XPBI: Position-Based Dynamics with Smoothing Kernels Handles Continuum Inelasticity

TL;DR

This paper extends XPBD, a position-based dynamics method, to simulate inelastic and elastoplastic materials by incorporating continuum mechanics principles, enabling realistic real-time simulations of complex substances.

Contribution

It introduces a plasticity in-the-loop augmentation to XPBD, allowing accurate simulation of elastoplastic, viscoplastic, and granular materials using standard constitutive laws.

Findings

Effective simulation of snow, sand, and plasticine.

Integration with cloth and water simulations.
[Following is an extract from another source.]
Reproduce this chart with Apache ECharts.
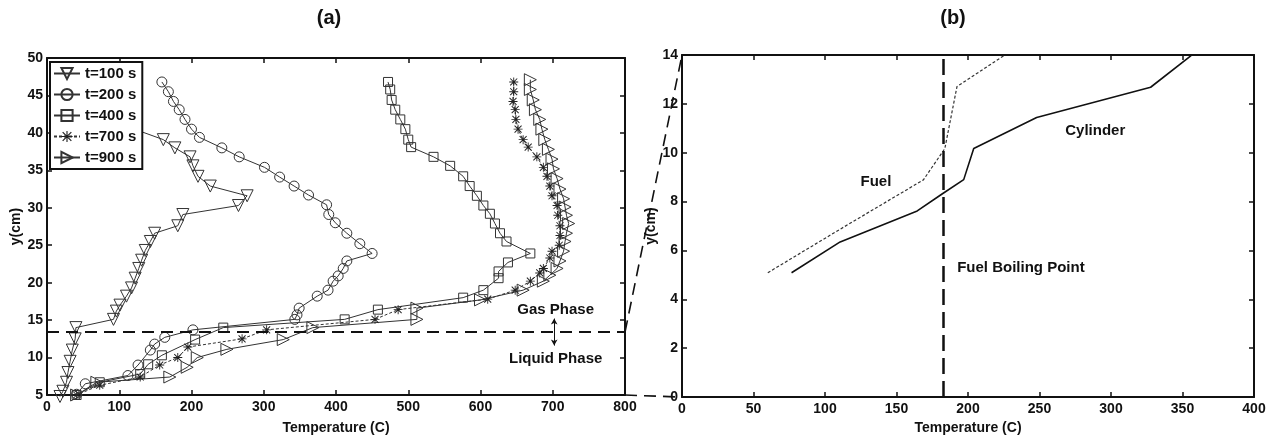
<!DOCTYPE html>
<html><head><meta charset="utf-8">
<script src="https://cdn.jsdelivr.net/npm/echarts@6/dist/echarts.min.js"></script>
<style>html,body{margin:0;padding:0;background:#fff}#c{width:1278px;height:440px}</style>
</head><body><div id="c"></div>
<script>
// ---------- data ----------
const seriesNames = ['t=100 s', 't=200 s', 't=400 s', 't=700 s', 't=900 s'];
// [temperature (C), y (cm)]
const t100 = [[112,42.1],[121,40.5],[161,39.1],[177,38.0],[198,36.8],[202,35.6],[209,34.2],[226,32.9],[277,31.6],[265,30.3],[188,29.1],[181,27.6],[149,26.6],[143,25.5],[136,24.3],[131,23.0],[127,21.9],[122,20.6],[117,19.3],[110,18.2],[101,17.0],[96,16.2],[92,15.1],[40,14.0],[39,12.5],[35,11.0],[32,9.5],[29,8.0],[27,6.7],[22,5.5],[18,4.8]];
const t200 = [[159,46.8],[168,45.5],[175,44.2],[183,43.1],[191,41.8],[200,40.5],[211,39.4],[242,38.0],[266,36.8],[301,35.4],[322,34.1],[342,32.9],[362,31.7],[387,30.4],[390,29.1],[399,28.0],[415,26.6],[433,25.2],[450,23.9],[415,22.9],[410,21.9],[403,20.9],[396,20.2],[389,19.0],[374,18.2],[349,16.6],[346,15.7],[343,15.1],[202,13.7],[163,12.7],[149,11.8],[143,11.0],[126,9.0],[112,7.6],[53,6.5],[41,5.1]];
const t400 = [[472,46.8],[475,45.8],[477,44.4],[482,43.1],[489,41.8],[496,40.5],[500,39.1],[504,38.1],[535,36.8],[558,35.6],[576,34.2],[585,32.9],[595,31.6],[604,30.3],[613,29.2],[620,27.9],[627,26.6],[636,25.5],[669,23.9],[638,22.7],[625,21.5],[625,20.6],[604,19.0],[576,18.0],[458,16.4],[412,15.1],[244,14.0],[205,12.4],[159,10.3],[140,9.1],[129,7.8],[73,6.7],[41,5.0]];
const t700 = [[646,46.8],[646,45.5],[645,44.2],[648,43.1],[649,41.8],[652,40.5],[659,39.1],[666,38.1],[678,36.8],[687,35.4],[692,34.2],[696,32.9],[699,31.6],[706,30.3],[707,29.0],[710,27.6],[710,26.3],[709,25.0],[699,24.2],[696,23.3],[687,21.9],[682,21.3],[669,20.2],[648,19.0],[610,17.8],[486,16.4],[454,15.1],[304,13.7],[270,12.5],[195,11.4],[181,10.0],[156,9.0],[129,7.4],[73,6.3],[41,5.0]];
const t900 = [[669,47.1],[669,45.8],[673,44.4],[676,43.1],[682,41.8],[685,40.5],[689,39.1],[694,37.8],[699,36.5],[701,35.2],[706,33.9],[710,32.5],[715,31.2],[717,30.1],[719,29.0],[722,27.9],[719,26.6],[717,25.5],[715,24.2],[710,22.9],[706,21.9],[696,21.0],[687,20.2],[659,19.0],[600,17.7],[512,16.6],[512,15.1],[368,14.0],[327,12.4],[249,11.1],[208,10.0],[194,8.7],[170,7.4],[69,6.7],[41,5.0]];
const fuel = [[60,5.09],[110,6.85],[168.8,8.89],[183.8,10.17],[192.3,12.71],[225,13.97]];
const cylinder = [[76.6,5.09],[110.6,6.35],[164.5,7.62],[181.6,8.3],[197,8.9],[204,10.17],[248,11.44],[327.7,12.68],[356,13.97]];
const gasLiquidY = 13.4;
const phaseArrow = [[702,15.2],[702,11.6]];
const boilingPointT = 182.4;
const leftX = {min: 0, max: 800, interval: 100};
const leftY = {min: 5, max: 50, interval: 5};
const rightX = {min: 0, max: 400, interval: 50};
const rightY = {min: 0, max: 14, interval: 2};
const leftNotes = [{name: 'Gas Phase', value: [704, 16.4]}, {name: 'Liquid Phase', value: [704, 9.8]}];
const rightNotes = [{name: 'Fuel', value: [135.6, 8.82]}, {name: 'Cylinder', value: [289, 10.9]}, {name: 'Fuel Boiling Point', value: [237, 5.3]}];

// ---------- styling ----------
const FONT = '"Liberation Sans", Arial, sans-serif';
const INK = '#111';
const LINE = '#333';
const txt = (size) => ({fontFamily: FONT, fontWeight: 'bold', fontSize: size, color: INK});

function mainAxis(grid, rng, isX, name, nameGap) {
  return {
    gridIndex: grid, type: 'value', min: rng.min, max: rng.max, interval: rng.interval,
    position: isX ? 'bottom' : 'left',
    axisLine: {show: true, onZero: false, lineStyle: {color: INK, width: 2}},
    axisTick: {show: true, inside: true, length: 5, lineStyle: {color: INK, width: 1.5}},
    axisLabel: Object.assign({margin: isX ? 5 : 4}, txt(14)),
    splitLine: {show: false},
    name: name, nameLocation: 'middle', nameGap: nameGap, nameTextStyle: txt(14)
  };
}
function boxAxis(grid, rng, isX) {
  return {
    gridIndex: grid, type: 'value', min: rng.min, max: rng.max, interval: rng.interval,
    position: isX ? 'top' : 'right',
    axisLine: {show: true, onZero: false, lineStyle: {color: INK, width: 2}},
    axisTick: {show: true, inside: true, length: 5, lineStyle: {color: INK, width: 1.5}},
    axisLabel: {show: false}, splitLine: {show: false}
  };
}
const asterisk = 'path://M9,0L11,0L11,20L9,20Z M0,9L20,9L20,11L0,11Z M1.5,3L3,1.5L18.5,17L17,18.5Z M17,1.5L18.5,3L3,18.5L1.5,17Z';
const hollow = {color: 'rgba(255,255,255,0)', borderColor: LINE, borderWidth: 1};
function leftSeries(name, data, symbol, size, rotate, dashed, item) {
  return {
    name: name, type: 'line', xAxisIndex: 0, yAxisIndex: 0, data: data,
    symbol: symbol, symbolSize: size, symbolRotate: rotate, showAllSymbol: true, clip: false,
    lineStyle: {color: LINE, width: 1, type: dashed ? [3, 2] : 'solid'},
    itemStyle: item || hollow, emphasis: {disabled: true}, z: 3
  };
}
function notes(xi, data) {
  return {
    type: 'scatter', xAxisIndex: xi, yAxisIndex: xi, data: data,
    symbolSize: 1, itemStyle: {color: 'rgba(0,0,0,0)', opacity: 1}, silent: true,
    label: Object.assign({show: true, position: 'inside', formatter: '{b}', opacity: 1}, txt(15))
  };
}

const chart = echarts.init(document.getElementById('c'), null, {renderer: 'canvas'});
chart.setOption({
  animation: false,
  backgroundColor: '#fff',
  grid: [
    {left: 47, right: 1278 - 625, top: 58, bottom: 440 - 398},
    {left: 682, right: 1278 - 1254, top: 55, bottom: 440 - 398}
  ],
  xAxis: [
    mainAxis(0, leftX, true, 'Temperature (C)', 26),
    boxAxis(0, leftX, true),
    mainAxis(1, rightX, true, 'Temperature (C)', 21),
    boxAxis(1, rightX, true)
  ],
  yAxis: [
    mainAxis(0, leftY, false, 'y(cm)', 22),
    boxAxis(0, leftY, false),
    mainAxis(1, rightY, false, 'y(cm)', 21),
    boxAxis(1, rightY, false)
  ],
  legend: {
    data: seriesNames, orient: 'vertical', left: 50, top: 62,
    backgroundColor: '#fff', borderColor: INK, borderWidth: 2, borderRadius: 0,
    padding: [4, 6, 4, 3], itemGap: 6, itemWidth: 26, itemHeight: 14,
    textStyle: txt(15), z: 10, selectedMode: false
  },
  series: [
    leftSeries(seriesNames[0], t100, 'triangle', 12, 180, false),
    leftSeries(seriesNames[1], t200, 'circle', 10, 0, false),
    leftSeries(seriesNames[2], t400, 'rect', 9, 0, false),
    leftSeries(seriesNames[3], t700, asterisk, 9, 0, true, {color: '#222', borderWidth: 0}),
    leftSeries(seriesNames[4], t900, 'triangle', 12, -90, false),
    {
      name: 'phase', type: 'line', xAxisIndex: 0, yAxisIndex: 0, data: [],
      markLine: {
        silent: true, animation: false, symbol: 'none', label: {show: false},
        lineStyle: {color: INK, width: 2, type: [12, 7]},
        data: [{yAxis: gasLiquidY}]
      }
    },
    {
      name: 'phaseArrow', type: 'line', xAxisIndex: 0, yAxisIndex: 0, data: [],
      markLine: {
        silent: true, animation: false, symbol: ['arrow', 'arrow'], symbolSize: [5, 6], label: {show: false},
        lineStyle: {color: INK, width: 1, type: 'solid'},
        data: [[{coord: phaseArrow[0]}, {coord: phaseArrow[1]}]]
      }
    },
    notes(0, leftNotes),
    {
      name: 'Fuel', type: 'line', xAxisIndex: 2, yAxisIndex: 2, data: fuel, symbol: 'none',
      lineStyle: {color: LINE, width: 1.2, type: [3, 2]}, emphasis: {disabled: true}
    },
    {
      name: 'Cylinder', type: 'line', xAxisIndex: 2, yAxisIndex: 2, data: cylinder, symbol: 'none',
      lineStyle: {color: INK, width: 1.6}, emphasis: {disabled: true}
    },
    {
      name: 'boiling', type: 'line', xAxisIndex: 2, yAxisIndex: 2, data: [],
      markLine: {
        silent: true, animation: false, symbol: 'none', label: {show: false},
        lineStyle: {color: INK, width: 2.5, type: [16, 7]},
        data: [{xAxis: boilingPointT}]
      }
    },
    notes(2, rightNotes)
  ]
});

// connectors between the two panels, placed through the axes' own scales
const a1 = chart.convertToPixel({gridIndex: 0}, [leftX.max, gasLiquidY]);
const b1 = chart.convertToPixel({gridIndex: 1}, [rightX.min, rightY.max]);
const a2 = chart.convertToPixel({gridIndex: 0}, [leftX.max, leftY.min]);
const b2 = chart.convertToPixel({gridIndex: 1}, [rightX.min, rightY.min]);
const lx = chart.convertToPixel({gridIndex: 0}, [(leftX.min + leftX.max) / 2, leftY.max]);
const rx = chart.convertToPixel({gridIndex: 1}, [(rightX.min + rightX.max) / 2, rightY.max]);
const dash = {stroke: INK, lineWidth: 1.6, lineDash: [12, 7], fill: null};
chart.setOption({
  graphic: [
    {type: 'line', shape: {x1: a1[0], y1: a1[1], x2: b1[0], y2: b1[1]}, style: dash, z: 5, silent: true},
    {type: 'line', shape: {x1: a2[0], y1: a2[1], x2: b2[0], y2: b2[1]}, style: dash, z: 5, silent: true},
    {type: 'text', x: lx[0] - 7, y: 18, style: {text: '(a)', fill: INK, font: 'bold 20px ' + FONT, align: 'center', verticalAlign: 'middle'}},
    {type: 'text', x: rx[0] - 15, y: 18, style: {text: '(b)', fill: INK, font: 'bold 20px ' + FONT, align: 'center', verticalAlign: 'middle'}}
  ]
});
</script>
</body></html>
High-resolution, real-time performance.

Abstract

PBD and its extension, XPBD, have been predominantly applied to compliant constrained elastodynamics, with their potential in finite strain (visco-) elastoplasticity remaining underexplored. XPBD is often perceived to stand in contrast to other meshless methods, such as the MPM. MPM is based on discretizing the weak form of governing partial differential equations within a continuum domain, coupled with a hybrid Lagrangian-Eulerian method for tracking deformation gradients. In contrast, XPBD formulates specific constraints, whether hard or compliant, to positional degrees of freedom. We revisit this perception by investigating the potential of XPBD in handling inelastic materials that are described with classical continuum mechanics-based yield surfaces and elastoplastic flow rules. Our inspiration is that a robust estimation of the velocity gradient is a sufficiently useful key to effectively tracking deformation gradients in XPBD simulations. By further incorporating implicit inelastic constitutive relationships, we introduce a plasticity in-the-loop updated Lagrangian augmentation to XPBD. This enhancement enables the simulation of elastoplastic, viscoplastic, and granular substances following their standard constitutive laws. We demonstrate the effectiveness of our method through high-resolution and real-time simulations of diverse materials such as snow, sand, and plasticine, and its integration with standard XPBD simulations of cloth and water.